James Walston, professor da Universidade Americana em Roma e autor de um blog sobre o panorama político italiano, avalia que, mesmo com o poder da Liga Norte, Berlusconi dificilmente irá ganhar as eleições marcadas para este domingo (24/02) e segunda-feira. Ainda assim, ele afirma que a presença do seu partido poderá desestabilizar o Parlamento o suficiente para que governar seja impossível, não importa quem vença.
Aumento do racismo
A natureza caleidoscópica da direita e da extrema direita na Itália, assim como a aceitação crescente de opiniões mais extremas, proporcionam um pano de fundo diante do qual alguns incidentes pouco surpreendem, como os slogans racistas contra Kevin-Prince Boateng e outros jogadores negros no amistoso entre o Milan de Berlusconi e o time de segunda divisão Pro Patria, em janeiro.
Segundo o jornal Il Fatto Quotidiano, entre os causadores do incidente estava um membro da Liga Norte, responsável no partido, ironicamente, por esporte e política para a juventude na comuna de Corbetta.
Naturalmente, Berlusconi e a Liga Norte foram rápidos em condenar o ocorrido. O ex-primeiro-ministro afirmou que apoiava a decisão de seu time de abandonar o gramado na ocasião, "opondo-se ao racismo inaceitável".
Futebol e política
A afirmação, entretanto, vem do mesmo político que chama o presidente norte-americano, Barack Obama, de alguém "bronzeado", e pareceu se divertir em dizer a um deputado alemão do Parlamento Europeu que este seria perfeito para interpretar o papel de um nazista num filme. Suas posições sobre o tema racismo são, na melhor das hipóteses, confusas. Em sua administração passada, a parceria com a Liga Norte resultou em ameaças aos imigrantes ilegais, de que receberiam tiros se tentassem aportar nas praias italianas.

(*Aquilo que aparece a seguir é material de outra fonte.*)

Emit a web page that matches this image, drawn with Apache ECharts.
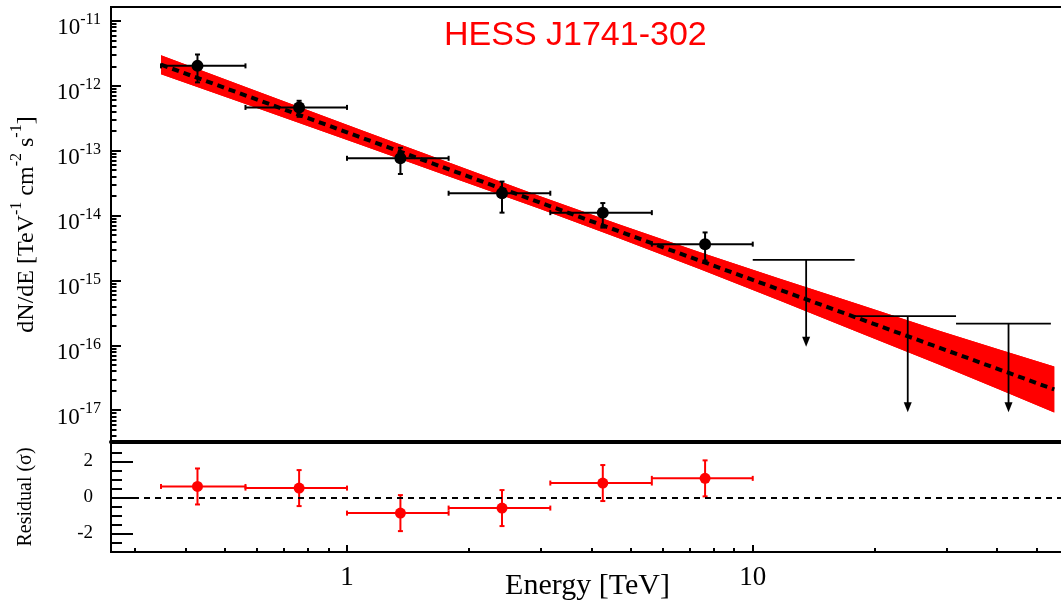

Mas, como todo político, Berlusconi está lutando para conseguir um outro mandato e, por isso, tudo o que diz é cuidadosamente pensado. Ele é famoso por aplicar a terminologia do futebol na política e por usar seu clube, o Milan, para ajudar a polir sua imagem de político. Um exemplo é a recente compra, pelo Milan, do negro Mario Balotelli, jogador da seleção italiana que jogava no Manchester City, famoso não só pelo grande futebol, mas também por causar polêmica dentro e fora do campo. Ele é perfeito para se ganhar algumas colunas nos jornais e, se jogar bem, talvez o poder.
Palavras de ordem racistas são prova de ignorância, na melhor das hipóteses, ou, na pior, de insatisfação, raiva e violência crescente, pelo menos em corações e mentes espalhados por todo o país. Enquanto confusão, ignorância e mistificação prevalecerem na política parlamentar e na sociedade, a extrema direita vai tranquilamente ganhando terreno na Itália, trabalhando para provar que possui a chave para tirar o país da crise em que se encontra.